Une fugue l’arrachera brièvement à ce cocon empoisonné. Il décide en effet d’enlever sa sœur de l’hôpital psychiatrique où les parents ont fini par l'interner. On assiste alors à une épopée grotesque et tragique : l’enfant promène sa sœur éreintée par les électrochocs qu’elle a subis et le soudain sevrage d’antidépresseurs à bord d’une brouette. Il arpente ainsi les villages de sa région jusqu’à cette grande ville où vit le frère. Celui-ci les réexpédie à la case départ par le premier train.

A travers ce récit drôle et terrifiant, Erling Jepsen pose un regard corrosif sur un microcosme sclérosé par ses principes, ses frustrations et ses mensonges. Un petit coin de terre en vase clos peuplé d’"imbéciles heureux qui sont nés quelque part " et que ronge lentement le ver de la folie et du mal, un peu à l’image de cette taupe qui menace le parterre de tulipes en forme de drapeau danois que le père a planté dans le jardin.

« Dans notre jardin, il y a une plate-bande qui représente un drapeau danois.

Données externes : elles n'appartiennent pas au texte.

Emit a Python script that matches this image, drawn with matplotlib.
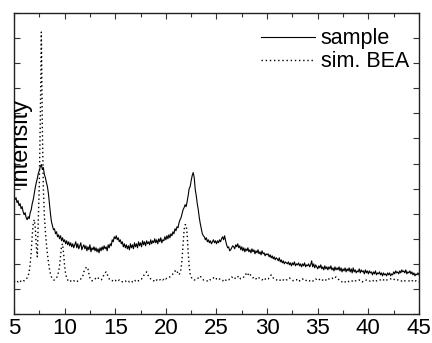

La plate-bande est composée de tulipes rouges avec une croix de tulipes blanches au milieu, et il faut se mettre un peu loin pour s’en rendre compte. Mais à distance, c’est vraiment joli. Tellement joli que les voisins viennent l’admirer.


Le problème c’est qu’il y a des années où mon père est obligé de réparer le motif à cause de la taupe. Elle a pris la mauvaise habitude de faire sa galerie sous la plate-bande, et de bousculer les oignons dans tous les sens, ce qui fait qu’à l’arrivée, on ne voit plus du tout un drapeau danois mais un désastre de rouge et de blanc ».

Mais les nuisibles sont matés à coups de bêche, certains se montrant toutefois plus résistants que d’autres…

« Il arrive qu’une taupe soit particulièrement coriace. Comme celle-ci. Et alors se livre un véritable combat entre l’homme et la bête, et l’issue finale peut prendre du temps. C’est pour notre drapeau que nous luttons.»

Voilà un esprit chevaleresque qui ne manquera pas d’émouvoir, par-delà les frontières du Jütland du Sud-Ouest et du Danemark, quelques autres promoteurs de l’identité nationale.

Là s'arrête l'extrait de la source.